A lápide de um dos meus roteiristas/diretores favoritos, Billy Wilder, diz, em menção a um de seus maiores clássicos: “Eu sou um escritor, mas ninguém é perfeito”. Em “Afire”, Christian Petzold parece exercitar essa frase em sua máxima potência. Ao explorar as imperfeições de um protagonista que parece implorar para que nós o detestemos (e o consegue), ele transforma sua obra em espelho.   

No filme, Leon (Thomas Schubert) é um escritor em crise criativa que se refugia em uma casa de veraneio com o amigo, Felix. O que, na ideia dele, seria um momento de paz para escrever, é tudo, menos isso: a presença inesperada de Nadja (Paula Beer) e todos os atrativos da praia irritam em demasiado o personagem.  

Um dos mestres do melodrama moderno, Petzold faz dos espaços da casa e da natureza ambientes de pura catarse emocional. Mesmo com a ameaça dos incêndios florestais, os medos de Leon são abstratos, mas não deixam de pairar ao seu redor: os prazos, a falta de criatividade, e, principalmente, o fato de que sua obra pode não ser tão especial assim.   

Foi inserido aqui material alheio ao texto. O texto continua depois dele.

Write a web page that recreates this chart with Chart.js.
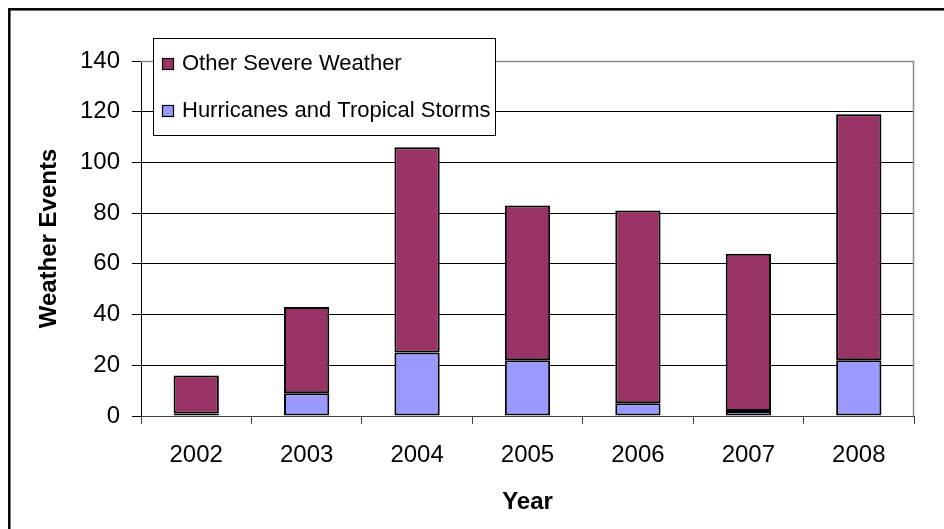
<!DOCTYPE html>
<html>
<head>
<meta charset="utf-8">
<script src="https://cdn.jsdelivr.net/npm/chart.js@4.4.0/dist/chart.umd.min.js"></script>
<style>
  html, body { margin: 0; padding: 0; background: #ffffff; }
  #c { display: block; }
</style>
</head>
<body>
<canvas id="c" width="944" height="529"></canvas>
<script>
// Weather events per year, split by type
const years = ['2002', '2003', '2004', '2005', '2006', '2007', '2008'];
const hurricanes = [1, 9, 25, 22, 5, 2, 22];
const otherSevere = [15, 34, 81, 61, 76, 62, 97];
const yTicks = [0, 20, 40, 60, 80, 100, 120, 140];

const FONT = "'Liberation Sans', Arial, sans-serif";

// White page, outer frame around the chart
const framePlugin = {
  id: 'frame',
  beforeDraw(chart) {
    const ctx = chart.ctx;
    ctx.save();
    ctx.fillStyle = '#ffffff';
    ctx.fillRect(0, 0, chart.width, chart.height);
    ctx.strokeStyle = '#000000';
    ctx.lineWidth = 2.5;
    ctx.strokeRect(9.3, 9.3, chart.width + 20, chart.height + 20);
    ctx.restore();
  }
};

// Grey top and right edges of the plot area
const plotBorderPlugin = {
  id: 'plotBorder',
  beforeDatasetsDraw(chart) {
    const { ctx, chartArea: a } = chart;
    ctx.save();
    ctx.strokeStyle = '#8c8c8c';
    ctx.lineWidth = 1.5;
    ctx.beginPath();
    ctx.moveTo(a.left, a.top + 0.5);
    ctx.lineTo(a.right - 0.5, a.top + 0.5);
    ctx.lineTo(a.right - 0.5, a.bottom);
    ctx.stroke();
    ctx.restore();
  }
};

// Boxed legend floating inside the plot area, top series listed first
const boxLegendPlugin = {
  id: 'boxLegend',
  afterDraw(chart) {
    const ctx = chart.ctx;
    const sets = chart.data.datasets.slice().reverse();
    ctx.save();
    ctx.fillStyle = '#ffffff';
    ctx.fillRect(153, 38, 343, 98);
    ctx.strokeStyle = '#000000';
    ctx.lineWidth = 1;
    ctx.strokeRect(153.5, 38.5, 342, 97);
    const rows = [64, 111];
    ctx.font = '22px ' + FONT;
    ctx.textBaseline = 'middle';
    ctx.textAlign = 'left';
    sets.forEach((ds, i) => {
      const cy = rows[i];
      ctx.fillStyle = ds.backgroundColor;
      ctx.fillRect(162, cy - 6, 12, 12);
      ctx.strokeStyle = '#000000';
      ctx.lineWidth = 1.2;
      ctx.strokeRect(162.5, cy - 5.5, 11, 11);
      ctx.fillStyle = '#000000';
      ctx.fillText(ds.label, 182, cy);
    });
    ctx.restore();
  }
};

new Chart(document.getElementById('c'), {
  type: 'bar',
  data: {
    labels: years,
    datasets: [
      {
        label: 'Hurricanes and Tropical Storms',
        data: hurricanes,
        backgroundColor: '#9999ff',
        borderColor: '#000000',
        borderWidth: 2,
        borderSkipped: false
      },
      {
        label: 'Other Severe Weather',
        data: otherSevere,
        backgroundColor: '#993366',
        borderColor: '#000000',
        borderWidth: 2,
        borderSkipped: false
      }
    ]
  },
  options: {
    responsive: false,
    animation: false,
    devicePixelRatio: 1,
    datasets: { bar: { categoryPercentage: 1, barPercentage: 0.41 } },
    layout: { padding: { left: 0, right: 30, top: 61, bottom: 0 } },
    plugins: {
      legend: { display: false },
      tooltip: { enabled: false }
    },
    scales: {
      x: {
        stacked: true,
        offset: true,
        grid: {
          offset: true,
          display: true,
          drawOnChartArea: false,
          drawTicks: true,
          tickLength: 8,
          color: '#404040'
        },
        border: { display: true, color: '#404040', width: 1 },
        ticks: {
          font: { family: FONT, size: 24 },
          color: '#000000',
          padding: 17,
          maxRotation: 0
        },
        title: {
          display: true,
          text: 'Year',
          color: '#000000',
          font: { family: FONT, size: 24, weight: 'bold' },
          padding: { top: 0, bottom: 12 }
        },
        afterFit(scale) { scale.height = 113; }
      },
      y: {
        stacked: true,
        min: 0,
        max: 140,
        afterBuildTicks(scale) { scale.ticks = yTicks.map(v => ({ value: v })); },
        grid: {
          color: '#000000',
          lineWidth: 1,
          drawTicks: true,
          tickLength: 9
        },
        border: { display: true, color: '#000000', width: 1 },
        ticks: {
          font: { family: FONT, size: 24 },
          color: '#000000',
          padding: 12
        },
        title: {
          display: true,
          text: 'Weather Events',
          color: '#000000',
          font: { family: FONT, size: 24, weight: 'bold' },
          padding: { top: 35, bottom: 0 }
        },
        afterFit(scale) { scale.width = 141; }
      }
    }
  },
  plugins: [framePlugin, plotBorderPlugin, boxLegendPlugin]
});
</script>
</body>
</html>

REFLETINDO UM POUCO DE NÓS 

O caos tão bem-vindo à criatividade não soa assim para Leon. Com isso, Nadja acaba sendo uma união entre a calma que ele tanto almeja e a ebulição da vida ao redor.   

Leon nunca vive totalmente, é incapaz sequer de usar sua habilidade observadora para entender a beleza no ato de fotografar estranhos olhando o mar. Tudo é banal e pequeno demais para ele. E, para pessoas assim, quando o chacoalhão vem, ele vem mais forte que a mais forte das ondas. Nesse sentido, a personagem de Paula Beer é a visão de algo que pode estar ao alcance dos dedos ou separada por uma janela. O mundo que Leon nunca consegue acessar porque lhe sobra ego.   

É nesse confronto interno que Petzold cria um personagem riquíssimo. Chato? Demais. Mas complexo, e que confronta as nossas piores características em um reflexo do que a arte bem-feita tem o poder de ser. Cada corte que Leon recebe vem com um grito de “bem-feito” vindo do espectador, mas sem estar desprovido de um “epa, eu já fiz isso ou já me deparei com alguém assim”.   

O processo criativo pode ser desesperador e caótico. Essa que vos escreve, por exemplo, passou duas semanas começando e apagando este texto sobre “Afire”. Nada ficava honesto o suficiente de uma forma que pudesse fazer justiça a uma obra tão direta. Até que, ao ir na contramão do protagonista e olhar o mundo ao meu redor, resolvi fazer o movimento contrário e falar do que me une a um personagem que consegue ser tão desprezível. Se fiz justiça a “Afire”? Provavelmente não. Mas honrei tudo o que senti durante o filme e, principalmente, depois dele.